La valorisation un peu excessive dont bénéficie chez nous le rap depuis une dizaine d’années suscite des interrogations. Toutes les chaînes télé et toutes les émissions qu’elles diffusent lui consacrent fréquemment une bonne partie de leurs programmes. Même les feuilletons, qui jusqu’ici se limitaient à l’insérer dans leurs génériques, n’hésitent plus à propulser ceux qui le chantent au premier plan en tant qu’acteurs phares.
Il y a derrière cette façon d’agir de multiples raisons. Avant 2011, le rap était interdit parce que jugé trop critique à l’égard du régime et parce qu’il utilisait un langage cru qui choquait plus d’un. Depuis que le pouvoir a changé le fusil d’épaule, il est devenu de bon ton de s’intéresser à un genre musical qui avait souffert de la censure. S’intéresser, oui pourquoi pas ? Mais cela s’est fait d’une manière un peu trop insistante. C’est de ce côté-là qu’il faut peut-être chercher les raisons de cette focalisation.
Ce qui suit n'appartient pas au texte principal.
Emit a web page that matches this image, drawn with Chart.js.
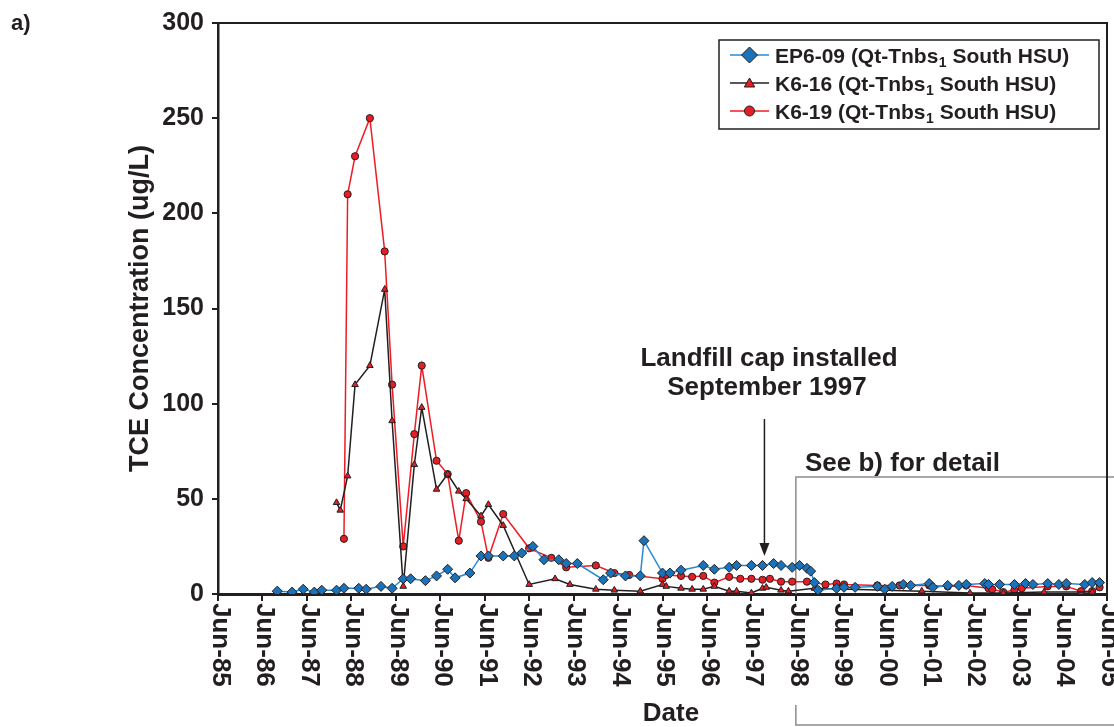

En plus du fait que c’est un phénomène de mode, le rap est de nos jours l’art de l’underground et de la contre culture, aussi bien en Tunisie que partout ailleurs. Dans nos contrées, bien avant lui, d’autres formes d’expression artistique ont joué le même rôle. Le mezoued en est une. Il a connu le même sort que le rap. Quand la liberté d’expression est garantie, la contreculture monte sur le podium.
Ce qui par contre semble abusif, c’est la pratique de l’exclusion totale des formes musicales établies. Et quand il arrive à certains d’en parler, ils le font timidement ou avec un certain mépris qui dérange aussi bien les mélomanes adeptes du classicisme que les oreilles habituées au malouf et aux voix de Saliha, Ali Riahi, Mohamed Abdelwahab, Fayrouz et autres sommités.
Le rap a fait remonter à la surface une composante importante de la personnalité de base des Tunisiens : le rejet de la différence.